Here is a short shell script to uncompress the data to a sibling data
directory:
#!/bin/sh -
destdir=data
for f in fpl-2018-19-data/*; do
dest="$destdir/$(basename -s .gz $f)"
if [ ! -f $dest ]; then
echo $dest
gunzip -c $f > $dest
fi
done
Each file contains the timestamp it was downloaded at in the filename:
$ ls data
bootstrap-static-2018-09-12T0851Z.json
bootstrap-static-2018-09-12T0852Z.json
bootstrap-static-2018-09-12T1452Z.json
bootstrap-static-2018-09-13T0220Z.json
bootstrap-static-2018-09-13T0856Z.json
bootstrap-static-2018-09-13T2056Z.json
bootstrap-static-2018-09-14T0856Z.json
bootstrap-static-2018-09-14T2056Z.json
bootstrap-static-2018-09-15T0856Z.json
bootstrap-static-2018-09-15T2056Z.json
...
I was able to extract the date from the filename using the following strptime
pattern in Python:
>>> from datetime import datetime
>>> def extract_timestamp(filename):
... return datetime.strptime(filename, 'bootstrap-static-%Y-%m-%dT%H%MZ.json')
...
>>> extract_timestamp('bootstrap-static-2018-09-15T2056Z.json')
datetime.datetime(2018, 9, 15, 20, 56)
Example visualisations
As an experiment to see what I could do with the data, I loaded it into Elasticsearch and made some graphs with Kibana (I'll write about how I did this in a future post):
Average team value over time
Manchester City players are far and away the most expensive—although their value seems to have taken a hit recently—followed by Liverpool as a distant second.
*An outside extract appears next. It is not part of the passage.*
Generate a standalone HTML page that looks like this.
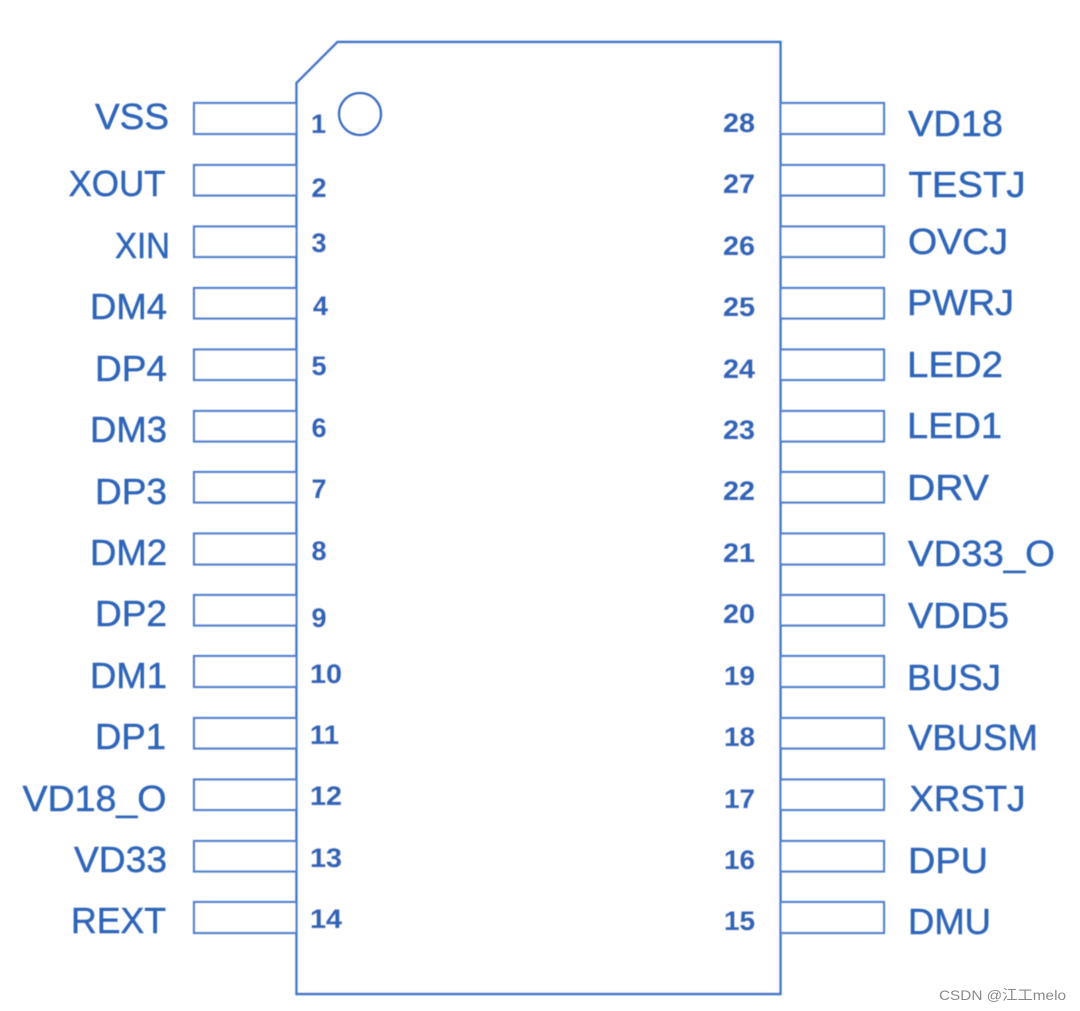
<!DOCTYPE html>
<html><head><meta charset="utf-8"><style>
html,body{margin:0;padding:0;background:#fff;width:1080px;height:1011px;overflow:hidden}
svg{display:block}
.l{font:36px "Liberation Sans",sans-serif;fill:#2f65b8;stroke:#2f65b8;stroke-width:.45}
.n{font:bold 27px "Liberation Sans",sans-serif;fill:#2f65b8;stroke:#2f65b8;stroke-width:.3}
.p{fill:#fff;stroke:#4f80cc;stroke-width:2.2}
.w{font:14px "Liberation Sans","Noto Sans CJK SC",sans-serif;fill:#8a8a8a}
</style></head><body>
<svg width="1080" height="1011" viewBox="0 0 1080 1011" xmlns="http://www.w3.org/2000/svg">
<defs><filter id="b" x="-5%" y="-5%" width="110%" height="110%"><feGaussianBlur stdDeviation="0.5"/></filter></defs>
<g filter="url(#b)">
<path d="M296.5 83 L337.5 42 H780.5 V994 H296.5 Z" fill="#fff" stroke="#3f74c6" stroke-width="2.4"/>
<circle cx="360" cy="114" r="21" fill="none" stroke="#3670c4" stroke-width="2.6"/>
<g class="p">
<rect x="194" y="103" width="102.5" height="31"/><rect x="194" y="165" width="102.5" height="30.5"/><rect x="194" y="226.5" width="102.5" height="30.5"/><rect x="194" y="288" width="102.5" height="30.5"/><rect x="194" y="349.5" width="102.5" height="30.5"/><rect x="194" y="411" width="102.5" height="30.5"/><rect x="194" y="472" width="102.5" height="30.5"/><rect x="194" y="533.5" width="102.5" height="31"/><rect x="194" y="595" width="102.5" height="30.5"/><rect x="194" y="656" width="102.5" height="31"/><rect x="194" y="718" width="102.5" height="30.5"/><rect x="194" y="779.5" width="102.5" height="30.5"/><rect x="194" y="841" width="102.5" height="30.5"/><rect x="194" y="902" width="102.5" height="31"/>
<rect x="780.5" y="103" width="103.5" height="31"/><rect x="780.5" y="165" width="103.5" height="30.5"/><rect x="780.5" y="226.5" width="103.5" height="30.5"/><rect x="780.5" y="288" width="103.5" height="30.5"/><rect x="780.5" y="349.5" width="103.5" height="30.5"/><rect x="780.5" y="411" width="103.5" height="30.5"/><rect x="780.5" y="472" width="103.5" height="30.5"/><rect x="780.5" y="533.5" width="103.5" height="31"/><rect x="780.5" y="595" width="103.5" height="30.5"/><rect x="780.5" y="656" width="103.5" height="31"/><rect x="780.5" y="718" width="103.5" height="30.5"/><rect x="780.5" y="779.5" width="103.5" height="30.5"/><rect x="780.5" y="841" width="103.5" height="30.5"/><rect x="780.5" y="902" width="103.5" height="31"/>
</g>
<g class="l">
<text x="95" y="129" textLength="74" lengthAdjust="spacingAndGlyphs">VSS</text>
<text x="68.5" y="196" textLength="97" lengthAdjust="spacingAndGlyphs">XOUT</text>
<text x="115" y="258" textLength="55" lengthAdjust="spacingAndGlyphs">XIN</text>
<text x="90" y="319" textLength="77" lengthAdjust="spacingAndGlyphs">DM4</text>
<text x="95" y="381" textLength="72" lengthAdjust="spacingAndGlyphs">DP4</text>
<text x="90" y="442" textLength="77" lengthAdjust="spacingAndGlyphs">DM3</text>
<text x="95" y="504" textLength="72" lengthAdjust="spacingAndGlyphs">DP3</text>
<text x="90" y="565" textLength="77" lengthAdjust="spacingAndGlyphs">DM2</text>
<text x="95" y="626" textLength="72" lengthAdjust="spacingAndGlyphs">DP2</text>
<text x="90" y="688" textLength="77" lengthAdjust="spacingAndGlyphs">DM1</text>
<text x="95" y="749" textLength="71" lengthAdjust="spacingAndGlyphs">DP1</text>
<text x="22.5" y="811" textLength="144" lengthAdjust="spacingAndGlyphs">VD18_O</text>
<text x="74" y="872" textLength="93" lengthAdjust="spacingAndGlyphs">VD33</text>
<text x="71" y="933" textLength="95" lengthAdjust="spacingAndGlyphs">REXT</text>
<text x="908" y="136" textLength="95" lengthAdjust="spacingAndGlyphs">VD18</text>
<text x="908.5" y="197" textLength="117" lengthAdjust="spacingAndGlyphs">TESTJ</text>
<text x="908" y="254" textLength="100" lengthAdjust="spacingAndGlyphs">OVCJ</text>
<text x="907" y="315" textLength="107" lengthAdjust="spacingAndGlyphs">PWRJ</text>
<text x="907" y="377" textLength="96" lengthAdjust="spacingAndGlyphs">LED2</text>
<text x="907" y="438" textLength="95" lengthAdjust="spacingAndGlyphs">LED1</text>
<text x="907" y="500" textLength="82" lengthAdjust="spacingAndGlyphs">DRV</text>
<text x="908" y="566" textLength="147" lengthAdjust="spacingAndGlyphs">VD33_O</text>
<text x="908" y="628" textLength="101" lengthAdjust="spacingAndGlyphs">VDD5</text>
<text x="907" y="690" textLength="94" lengthAdjust="spacingAndGlyphs">BUSJ</text>
<text x="908" y="750" textLength="130" lengthAdjust="spacingAndGlyphs">VBUSM</text>
<text x="909.5" y="811" textLength="116" lengthAdjust="spacingAndGlyphs">XRSTJ</text>
<text x="908" y="873" textLength="80" lengthAdjust="spacingAndGlyphs">DPU</text>
<text x="908" y="934" textLength="83" lengthAdjust="spacingAndGlyphs">DMU</text>
</g>
<g class="n">
<text x="311" y="133">1</text><text x="311.5" y="197">2</text><text x="311.5" y="252">3</text><text x="313" y="315">4</text><text x="311.5" y="375">5</text><text x="311.5" y="437">6</text><text x="311.5" y="498">7</text><text x="311.5" y="560">8</text><text x="311.5" y="627">9</text>
<text x="310" y="683" textLength="32" lengthAdjust="spacingAndGlyphs">10</text><text x="310" y="744" textLength="29" lengthAdjust="spacingAndGlyphs">11</text><text x="310" y="805" textLength="32" lengthAdjust="spacingAndGlyphs">12</text><text x="310" y="867" textLength="32" lengthAdjust="spacingAndGlyphs">13</text><text x="310" y="928" textLength="32" lengthAdjust="spacingAndGlyphs">14</text>
<text x="723" y="132" textLength="32" lengthAdjust="spacingAndGlyphs">28</text><text x="723" y="193" textLength="32" lengthAdjust="spacingAndGlyphs">27</text><text x="723" y="255" textLength="32" lengthAdjust="spacingAndGlyphs">26</text><text x="723" y="316" textLength="32" lengthAdjust="spacingAndGlyphs">25</text><text x="723" y="378" textLength="32" lengthAdjust="spacingAndGlyphs">24</text><text x="723" y="439" textLength="32" lengthAdjust="spacingAndGlyphs">23</text><text x="723" y="500" textLength="32" lengthAdjust="spacingAndGlyphs">22</text><text x="723" y="562" textLength="32" lengthAdjust="spacingAndGlyphs">21</text><text x="723" y="623" textLength="32" lengthAdjust="spacingAndGlyphs">20</text><text x="724" y="685" textLength="31" lengthAdjust="spacingAndGlyphs">19</text><text x="724" y="746" textLength="31" lengthAdjust="spacingAndGlyphs">18</text><text x="724" y="808" textLength="31" lengthAdjust="spacingAndGlyphs">17</text><text x="724" y="869" textLength="31" lengthAdjust="spacingAndGlyphs">16</text><text x="724" y="930" textLength="31" lengthAdjust="spacingAndGlyphs">15</text>
</g>
</g>
<text class="w" x="939" y="1000" textLength="127" lengthAdjust="spacingAndGlyphs">CSDN @江工melo</text>
</svg>
</body></html>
The unlucky club with ID 3 just before the tight pack at the bottom that seems to be dropping consistently in value is Arsenal.
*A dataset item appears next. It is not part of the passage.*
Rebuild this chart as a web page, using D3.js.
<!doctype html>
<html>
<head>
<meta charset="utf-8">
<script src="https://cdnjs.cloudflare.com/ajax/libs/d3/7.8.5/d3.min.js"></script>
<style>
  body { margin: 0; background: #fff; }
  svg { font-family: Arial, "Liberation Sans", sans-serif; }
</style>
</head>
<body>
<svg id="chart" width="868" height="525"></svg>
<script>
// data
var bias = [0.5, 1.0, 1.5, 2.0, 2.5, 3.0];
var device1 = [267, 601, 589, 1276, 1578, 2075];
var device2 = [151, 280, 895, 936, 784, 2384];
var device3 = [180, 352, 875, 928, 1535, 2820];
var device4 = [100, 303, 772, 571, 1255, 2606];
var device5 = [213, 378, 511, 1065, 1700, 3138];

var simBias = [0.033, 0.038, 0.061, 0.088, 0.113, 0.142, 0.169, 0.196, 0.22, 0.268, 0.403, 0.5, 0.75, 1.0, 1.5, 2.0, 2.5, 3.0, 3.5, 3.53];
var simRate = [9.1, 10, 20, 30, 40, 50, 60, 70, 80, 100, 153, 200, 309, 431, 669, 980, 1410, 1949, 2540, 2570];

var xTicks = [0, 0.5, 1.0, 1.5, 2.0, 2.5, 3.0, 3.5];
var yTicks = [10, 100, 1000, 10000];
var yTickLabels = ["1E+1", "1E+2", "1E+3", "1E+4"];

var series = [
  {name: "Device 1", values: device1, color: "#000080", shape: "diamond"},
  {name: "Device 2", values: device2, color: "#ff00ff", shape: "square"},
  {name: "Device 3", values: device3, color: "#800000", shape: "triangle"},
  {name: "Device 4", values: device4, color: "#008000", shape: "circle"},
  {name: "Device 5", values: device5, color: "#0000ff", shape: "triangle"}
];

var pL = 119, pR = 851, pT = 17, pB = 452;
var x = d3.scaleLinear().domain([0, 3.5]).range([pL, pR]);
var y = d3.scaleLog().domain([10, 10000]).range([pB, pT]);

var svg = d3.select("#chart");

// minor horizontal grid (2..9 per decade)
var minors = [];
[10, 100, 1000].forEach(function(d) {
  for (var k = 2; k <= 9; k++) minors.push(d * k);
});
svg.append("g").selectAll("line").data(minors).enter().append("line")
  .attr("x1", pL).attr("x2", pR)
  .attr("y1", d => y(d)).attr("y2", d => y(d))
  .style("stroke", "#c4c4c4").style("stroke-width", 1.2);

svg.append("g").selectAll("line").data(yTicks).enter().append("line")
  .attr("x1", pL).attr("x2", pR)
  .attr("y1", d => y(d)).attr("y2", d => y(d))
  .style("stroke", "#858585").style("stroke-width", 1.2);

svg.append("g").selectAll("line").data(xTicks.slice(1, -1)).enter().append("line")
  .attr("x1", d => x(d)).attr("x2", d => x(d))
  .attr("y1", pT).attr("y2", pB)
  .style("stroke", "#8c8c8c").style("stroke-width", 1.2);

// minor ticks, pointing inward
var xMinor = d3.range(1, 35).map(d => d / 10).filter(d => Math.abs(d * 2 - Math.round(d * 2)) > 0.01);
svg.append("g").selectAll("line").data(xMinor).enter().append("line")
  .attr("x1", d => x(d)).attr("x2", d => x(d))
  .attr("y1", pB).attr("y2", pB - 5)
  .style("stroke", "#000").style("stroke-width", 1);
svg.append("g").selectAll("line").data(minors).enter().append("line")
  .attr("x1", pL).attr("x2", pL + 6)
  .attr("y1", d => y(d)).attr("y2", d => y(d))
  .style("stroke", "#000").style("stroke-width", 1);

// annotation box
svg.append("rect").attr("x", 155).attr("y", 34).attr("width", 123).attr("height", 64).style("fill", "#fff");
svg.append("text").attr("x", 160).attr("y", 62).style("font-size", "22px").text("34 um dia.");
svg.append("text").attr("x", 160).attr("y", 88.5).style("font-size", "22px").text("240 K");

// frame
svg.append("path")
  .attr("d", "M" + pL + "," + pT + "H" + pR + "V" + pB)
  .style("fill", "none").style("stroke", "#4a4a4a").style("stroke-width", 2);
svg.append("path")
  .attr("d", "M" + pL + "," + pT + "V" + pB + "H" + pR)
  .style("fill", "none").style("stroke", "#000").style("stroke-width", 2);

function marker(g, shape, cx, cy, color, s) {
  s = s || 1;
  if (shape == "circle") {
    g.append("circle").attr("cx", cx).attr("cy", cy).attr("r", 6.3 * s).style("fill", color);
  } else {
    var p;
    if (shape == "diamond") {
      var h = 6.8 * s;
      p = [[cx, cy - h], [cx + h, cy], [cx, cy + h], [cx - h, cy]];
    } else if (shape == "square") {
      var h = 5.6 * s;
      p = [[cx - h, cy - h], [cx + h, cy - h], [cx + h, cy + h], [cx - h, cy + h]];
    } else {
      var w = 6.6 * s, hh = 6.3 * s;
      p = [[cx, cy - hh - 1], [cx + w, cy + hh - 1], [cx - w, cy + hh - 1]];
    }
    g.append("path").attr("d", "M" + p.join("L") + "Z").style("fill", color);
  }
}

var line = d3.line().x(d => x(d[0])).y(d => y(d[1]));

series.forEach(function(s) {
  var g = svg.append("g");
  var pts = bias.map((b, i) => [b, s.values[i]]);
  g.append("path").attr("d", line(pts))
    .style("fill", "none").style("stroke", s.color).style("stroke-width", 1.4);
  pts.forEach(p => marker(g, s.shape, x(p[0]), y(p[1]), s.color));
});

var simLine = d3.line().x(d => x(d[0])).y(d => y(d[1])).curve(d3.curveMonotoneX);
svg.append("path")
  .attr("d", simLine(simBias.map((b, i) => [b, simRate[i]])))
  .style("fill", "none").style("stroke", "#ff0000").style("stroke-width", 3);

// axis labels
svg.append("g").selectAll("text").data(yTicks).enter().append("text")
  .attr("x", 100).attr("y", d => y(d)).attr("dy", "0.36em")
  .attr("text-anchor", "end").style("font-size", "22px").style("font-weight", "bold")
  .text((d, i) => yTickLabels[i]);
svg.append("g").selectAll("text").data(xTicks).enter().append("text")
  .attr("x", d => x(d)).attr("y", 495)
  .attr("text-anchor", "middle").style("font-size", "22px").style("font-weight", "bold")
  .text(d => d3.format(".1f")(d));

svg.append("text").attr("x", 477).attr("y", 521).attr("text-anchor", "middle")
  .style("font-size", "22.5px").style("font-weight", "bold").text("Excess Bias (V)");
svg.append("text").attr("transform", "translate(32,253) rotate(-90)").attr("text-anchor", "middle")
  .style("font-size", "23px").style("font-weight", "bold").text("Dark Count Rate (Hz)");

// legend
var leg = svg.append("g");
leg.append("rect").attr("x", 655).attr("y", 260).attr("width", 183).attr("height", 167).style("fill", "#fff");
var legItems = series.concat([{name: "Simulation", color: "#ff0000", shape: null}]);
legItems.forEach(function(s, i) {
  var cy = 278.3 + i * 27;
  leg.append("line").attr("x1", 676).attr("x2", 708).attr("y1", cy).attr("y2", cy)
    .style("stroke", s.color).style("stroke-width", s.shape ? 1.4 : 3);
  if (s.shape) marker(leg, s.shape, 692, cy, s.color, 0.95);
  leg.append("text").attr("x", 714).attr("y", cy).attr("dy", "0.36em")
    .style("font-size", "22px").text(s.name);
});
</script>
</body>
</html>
Player value over time (top 10)
The undisputed top two most valuable players are Mohamed Salah and Harry Kane, with Sergio Agüero in tenuous third place.
Player ownership over time (top 5)
Fantasy managers are fickle, as even the most valuable players see their popularity fluctuate wildly. The subject of the precipitous drop in the middle of the graph is Sergio Agüero falling from being owned by more than half of all teams to just a third in a single week.
Salah's ownership vs value over time
While the FPL pricing algorithm is not fully understood, it's heavily influenced by demand. Here, we can see how Salah's price tightly tracks the percentage of teams he is owned by, and this trend applies for most players.